Exercise:
Copy the lines of the data below exactly, starting at the first and stopping after the line that contains "(amb) at (30,45)"; include no pictures.

Provided records:
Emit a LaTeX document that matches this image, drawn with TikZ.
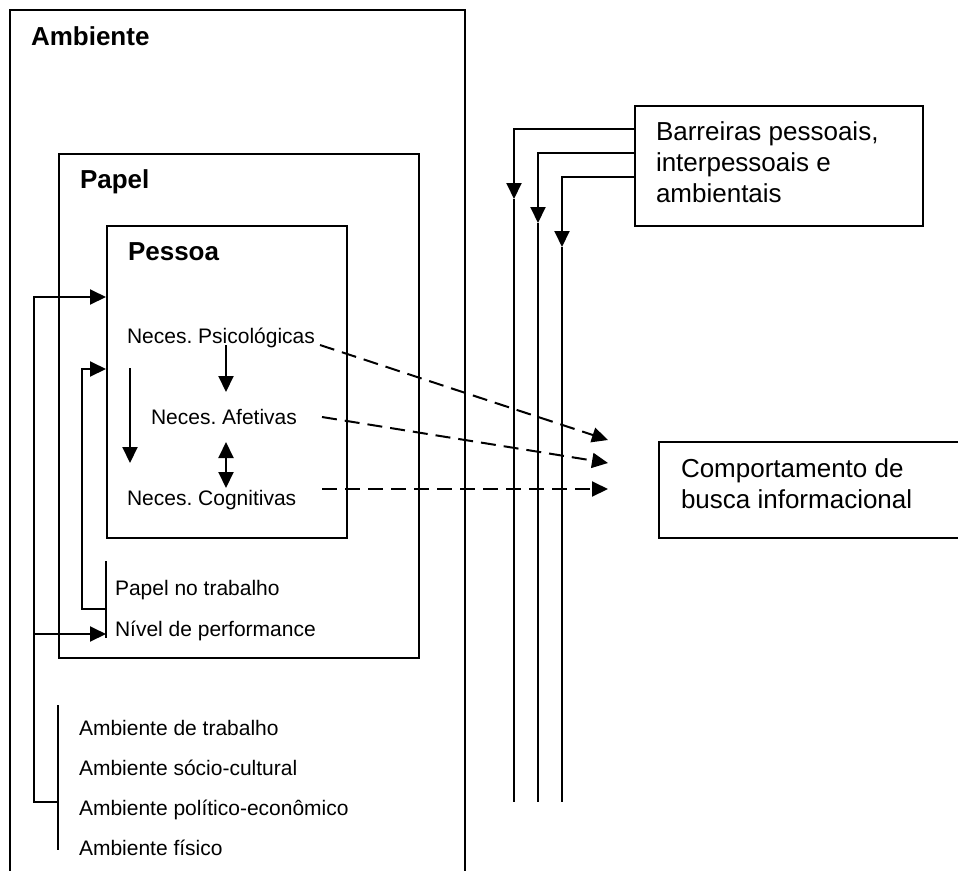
\documentclass[tikz,border=0pt]{standalone}
\usepackage{fontspec}
\setmainfont{Liberation Sans}
\usetikzlibrary{arrows.meta}
\frenchspacing
\begin{document}
\begin{tikzpicture}[x=1pt,y=-1pt,
  line width=2pt,
  boxnode/.style={draw, line width=2pt, anchor=north west, inner sep=0pt},
  bigtxt/.style={font=\fontsize{26}{31}\selectfont, inner sep=0pt, align=left, anchor=north west},
  boldtxt/.style={font=\fontsize{26}{31}\selectfont\bfseries, inner sep=0pt, anchor=base west},
  smalltxt/.style={font=\fontsize{21}{25}\selectfont, inner sep=0pt, anchor=base west},
  arr/.style={-{Triangle[length=16pt,width=15pt]}},
  dblarr/.style={{Triangle[length=16pt,width=15pt]}-{Triangle[length=16pt,width=15pt]}},
  dasharr/.style={dash pattern=on 15pt off 8pt, -{Triangle[length=16pt,width=15pt]}},
]
\useasboundingbox (0,0) rectangle (958,870);
\clip (0,0) rectangle (958,870);

% Ambiente (open at the bottom)
\draw (10,880) -- (10,10) -- (465,10) -- (465,880);
\node[boldtxt] (amb) at (30,45) {Ambiente};

% Papel box
\node[boxnode, minimum width=360pt, minimum height=504pt] (papelbox) at (58,153) {};
\node[boldtxt] (pap) at (79,188) {Papel};

% Pessoa box
\node[boxnode, minimum width=240pt, minimum height=312pt] (pessoabox) at (106,225) {};
\node[boldtxt] (pes) at (127,260) {Pessoa};

% needs
\node[smalltxt] (psi) at (126,343) {Neces. Psicológicas};
\node[smalltxt] (afe) at (150,424) {Neces. Afetivas};
\node[smalltxt] (cog) at (126,505) {Neces. Cognitivas};

% role items
\node[smalltxt] (ptr) at (114,595) {Papel no trabalho};
\node[smalltxt] (niv) at (114,636) {Nível de performance};

% environment items
\node[smalltxt] (a1) at (78,735) {Ambiente de trabalho};
\node[smalltxt] (a2) at (78,775) {Ambiente sócio-cultural};
\node[smalltxt] (a3) at (78,815) {Ambiente político-econômico};
\node[smalltxt] (a4) at (78,855) {Ambiente físico};

% Barriers box
\node[boxnode, minimum width=288pt, minimum height=120pt] (barbox) at (634,105) {};
\node[bigtxt] (bar) at (655,121) {Barreiras pessoais,\\interpessoais e\\ambientais};

% Behaviour box (extends beyond right edge)
\node[boxnode, minimum width=320pt, minimum height=96pt] (compbox) at (658,441) {};
\node[bigtxt] (comp) at (680,458) {Comportamento de\\busca informacional};

% brackets
\draw (106,561) -- (106,638);
\draw (58,705) -- (58,850);

% arrows inside Pessoa
\coordinate (psidown) at (226,345);
\coordinate (afeup) at (226,392);
\draw[arr] (psidown) -- (afeup);
\coordinate (ldtop) at (130,368);
\coordinate (ldbot) at (130,463);
\draw[arr] (ldtop) -- (ldbot);
\coordinate (dbtop) at (226,442);
\coordinate (dbbot) at (226,488);
\draw[dblarr] (dbtop) -- (dbbot);

% left feedback loops
\coordinate (outtop) at (34,297);
\coordinate (outbot) at (34,802);
\draw[arr] (outbot -| 58,0) -- (outbot) -- (outtop) -- (pessoabox.west |- outtop);
\draw[arr] (34,634) -- (106,634);
\coordinate (intop) at (82,369);
\coordinate (inbot) at (82,609);
\draw[arr] (106,609) -- (inbot) -- (intop) -- (pessoabox.west |- intop);

% barrier connectors
\coordinate (b1) at (514,199);
\coordinate (b2) at (538,223);
\coordinate (b3) at (562,247);
\draw[arr] (barbox.west |- 0,129) -| (b1);
\draw[arr] (barbox.west |- 0,153) -| (b2);
\draw[arr] (barbox.west |- 0,177) -| (b3);
\draw (b1) -- (514,802);
\draw (b2) -- (538,802);
\draw (b3) -- (562,802);

% dashed arrows to behaviour
\coordinate (psiout) at (320,345);
\coordinate (afeout) at (322,417);
\coordinate (cogout) at (322,489);
\coordinate (t1) at (608,440);
\coordinate (t2) at (608,463);
\coordinate (t3) at (608,489);
\draw[dasharr] (psiout) -- (t1);
\draw[dasharr] (afeout) -- (t2);
\draw[dasharr] (cogout) -- (t3);
\end{tikzpicture}
\end{document}
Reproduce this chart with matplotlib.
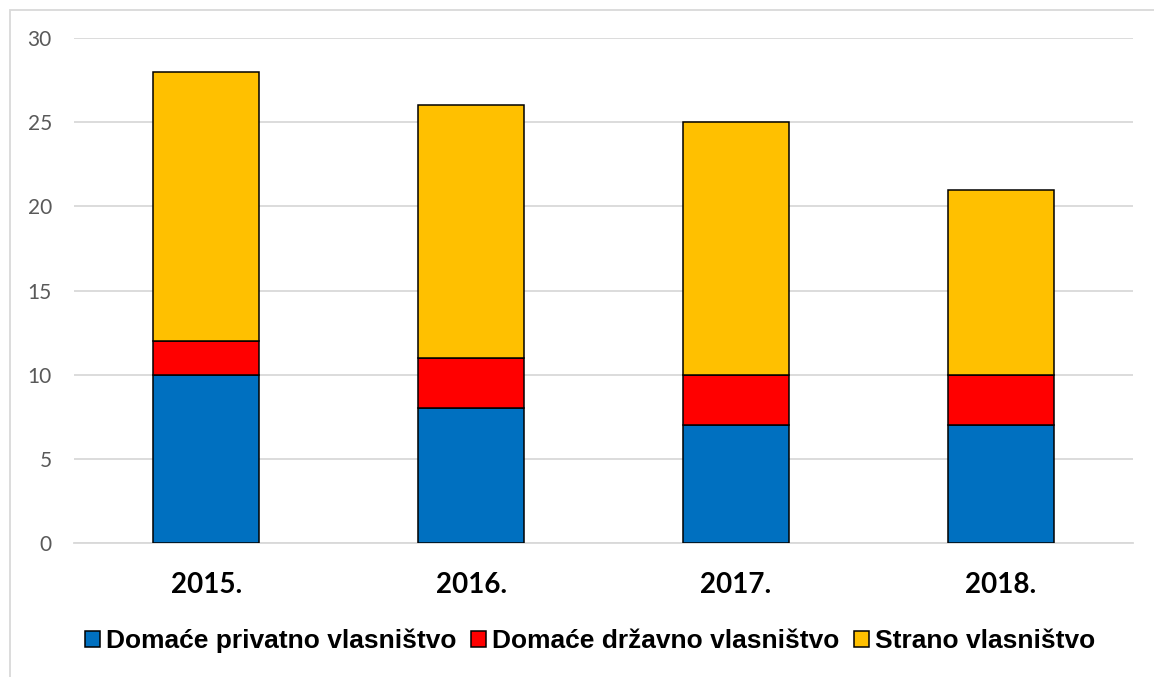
import matplotlib
matplotlib.use("Agg")
import matplotlib.pyplot as plt
from matplotlib.patches import Rectangle
import numpy as np

years = ["2015.", "2016.", "2017.", "2018."]
series_names = ["Domaće privatno vlasništvo", "Domaće državno vlasništvo", "Strano vlasništvo"]
privatno = [10, 8, 7, 7]
drzavno = [2, 3, 3, 3]
strano = [16, 15, 15, 11]
colors = ["#0070C0", "#FF0000", "#FFC000"]
yticks = [0, 5, 10, 15, 20, 25, 30]

W, H = 1154, 677
fig = plt.figure(figsize=(W / 100, H / 100), dpi=100)
ax = fig.add_axes([74 / W, 1 - 543 / H, (1133 - 74) / W, (543 - 38) / H])

x = np.arange(len(years))
bottom = np.zeros(len(years))
for vals, name, c in zip([privatno, drzavno, strano], series_names, colors):
    ax.bar(x, vals, width=0.4, bottom=bottom, color=c, edgecolor="black",
           linewidth=1.1, label=name, zorder=3)
    bottom += np.array(vals)

ax.set_xlim(-0.5, len(years) - 0.5)
ax.set_ylim(0, 30)
ax.set_yticks(yticks)
ax.yaxis.grid(True, color="#d9d9d9", linewidth=1.3, zorder=0)
ax.set_axisbelow(True)
for s in ["top", "right", "left"]:
    ax.spines[s].set_visible(False)
ax.spines["bottom"].set_color("#d9d9d9")
ax.spines["bottom"].set_linewidth(1.3)
ax.tick_params(axis="y", length=0, pad=16, labelsize=15, labelcolor="#595959")
ax.tick_params(axis="x", length=0, pad=21)
for lab in ax.get_yticklabels():
    lab.set_fontfamily("Lato")
ax.set_xticks(x)
ax.set_xticklabels(years, fontfamily="Lato", fontweight="bold", fontsize=20, color="black")

leg = fig.legend(loc="center", bbox_to_anchor=(590.5 / W, 1 - 641 / H), ncol=3,
                 frameon=False, handlelength=0.55, handleheight=0.55,
                 handletextpad=0.25, columnspacing=0.55,
                 prop={"family": "Liberation Sans", "weight": "bold", "size": 19})

fig.patches.append(Rectangle((10 / W, -0.1), 1.2, 1.1 - 10 / H, transform=fig.transFigure,
                             fill=False, edgecolor="#d9d9d9", linewidth=1.3))

fig.savefig("out.png", dpi=100)
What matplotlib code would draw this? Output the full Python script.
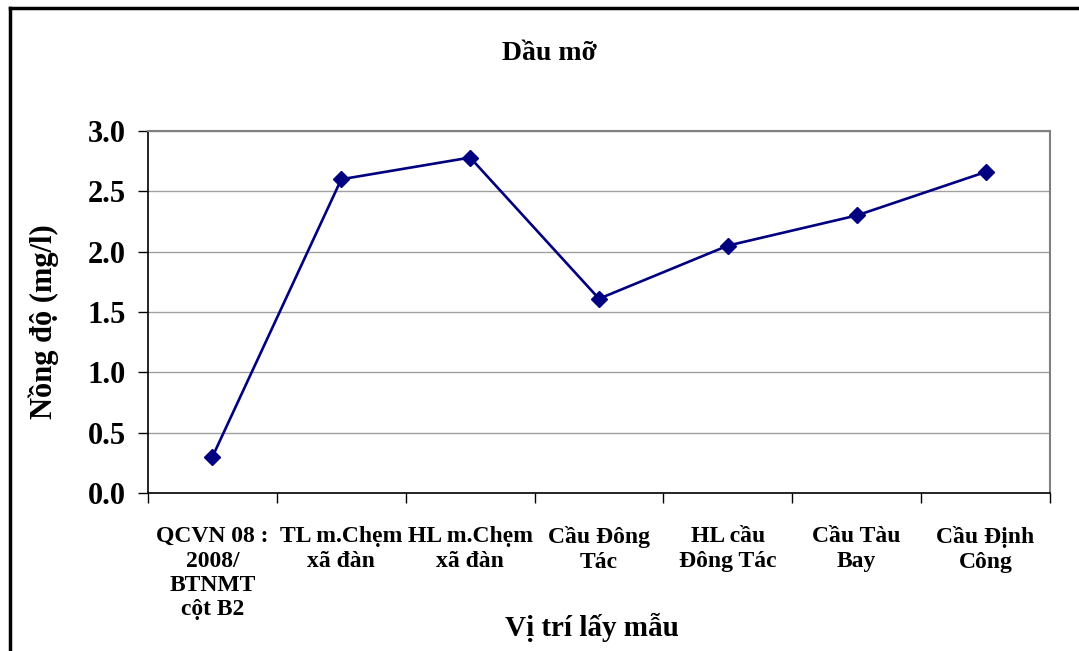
import matplotlib
matplotlib.use("Agg")
import matplotlib.pyplot as plt
from matplotlib.lines import Line2D

plt.rcParams['font.family'] = ['Liberation Serif', 'DejaVu Serif']

# sampling sites and measured oil/grease concentration
sites = [
    "QCVN 08 :\n2008/\nBTNMT\ncột B2",
    "TL m.Chẹm\nxã đàn",
    "HL m.Chẹm\nxã đàn",
    "Cầu Đông\nTác",
    "HL cầu\nĐông Tác",
    "Cầu Tàu\nBay",
    "Cầu Định\nCông",
]
concentration = [0.3, 2.6, 2.78, 1.61, 2.05, 2.3, 2.66]
y_ticks = [0.0, 0.5, 1.0, 1.5, 2.0, 2.5, 3.0]

W, H = 1079, 651
fig = plt.figure(figsize=(W / 100, H / 100), dpi=100)
ax = fig.add_axes([148 / W, 1 - 493 / H, (1050 - 148) / W, (493 - 131) / H])

x = list(range(len(sites)))
ax.plot(x, concentration, color='#000080', lw=1.9, marker='D', ms=8, zorder=3)

ax.set_xlim(-0.5, len(sites) - 0.5)
ax.set_ylim(0, 3.0)
ax.set_yticks(y_ticks)
ax.set_yticklabels([f"{v:.1f}" for v in y_ticks], fontsize=22, fontweight='bold')
ax.yaxis.grid(True, color='#a0a0a0', lw=1)
ax.set_axisbelow(True)

# category labels centred, ticks on category boundaries
ax.set_xticks(x)
ax.set_xticklabels(sites, fontsize=17, fontweight='bold', linespacing=1.2)
ax.tick_params(axis='x', length=0, pad=24)
ax.set_xticks([i - 0.5 for i in range(len(sites) + 1)], minor=True)
ax.tick_params(axis='x', which='minor', length=7, width=1, direction='out')
ax.tick_params(axis='y', length=7, width=1, direction='out', pad=9)

for s in ['top', 'right']:
    ax.spines[s].set_color('#808080')
    ax.spines[s].set_linewidth(1.5)
for s in ['left', 'bottom']:
    ax.spines[s].set_color('black')
    ax.spines[s].set_linewidth(1.2)

fig.text(549 / W, 1 - 54 / H, "Dầu mỡ", fontsize=20, fontweight='bold',
         ha='center', va='center')
fig.text(44 / W, 1 - 322 / H, "Nồng độ (mg/l)", fontsize=22, fontweight='bold',
         rotation=90, ha='center', va='center')
fig.text(592 / W, 1 - 627 / H, "Vị trí lấy mẫu", fontsize=21, fontweight='bold',
         ha='center', va='center')

# outer chart frame (left and top edges visible)
fig.add_artist(Line2D([10 / W, 10 / W], [0, 1 - 8 / H], color='black', lw=2.5,
                      transform=fig.transFigure))
fig.add_artist(Line2D([10 / W, 1], [1 - 8 / H, 1 - 8 / H], color='black', lw=2.5,
                      transform=fig.transFigure))

fig.savefig("out.png", dpi=100)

Correct response:
Emit a LaTeX document that matches this image, drawn with TikZ.
\documentclass[tikz,border=0pt]{standalone}
\usepackage{fontspec}
\setmainfont{Liberation Sans}
\usetikzlibrary{arrows.meta}
\frenchspacing
\begin{document}
\begin{tikzpicture}[x=1pt,y=-1pt,
  line width=2pt,
  boxnode/.style={draw, line width=2pt, anchor=north west, inner sep=0pt},
  bigtxt/.style={font=\fontsize{26}{31}\selectfont, inner sep=0pt, align=left, anchor=north west},
  boldtxt/.style={font=\fontsize{26}{31}\selectfont\bfseries, inner sep=0pt, anchor=base west},
  smalltxt/.style={font=\fontsize{21}{25}\selectfont, inner sep=0pt, anchor=base west},
  arr/.style={-{Triangle[length=16pt,width=15pt]}},
  dblarr/.style={{Triangle[length=16pt,width=15pt]}-{Triangle[length=16pt,width=15pt]}},
  dasharr/.style={dash pattern=on 15pt off 8pt, -{Triangle[length=16pt,width=15pt]}},
]
\useasboundingbox (0,0) rectangle (958,870);
\clip (0,0) rectangle (958,870);

% Ambiente (open at the bottom)
\draw (10,880) -- (10,10) -- (465,10) -- (465,880);
\node[boldtxt] (amb) at (30,45) {Ambiente};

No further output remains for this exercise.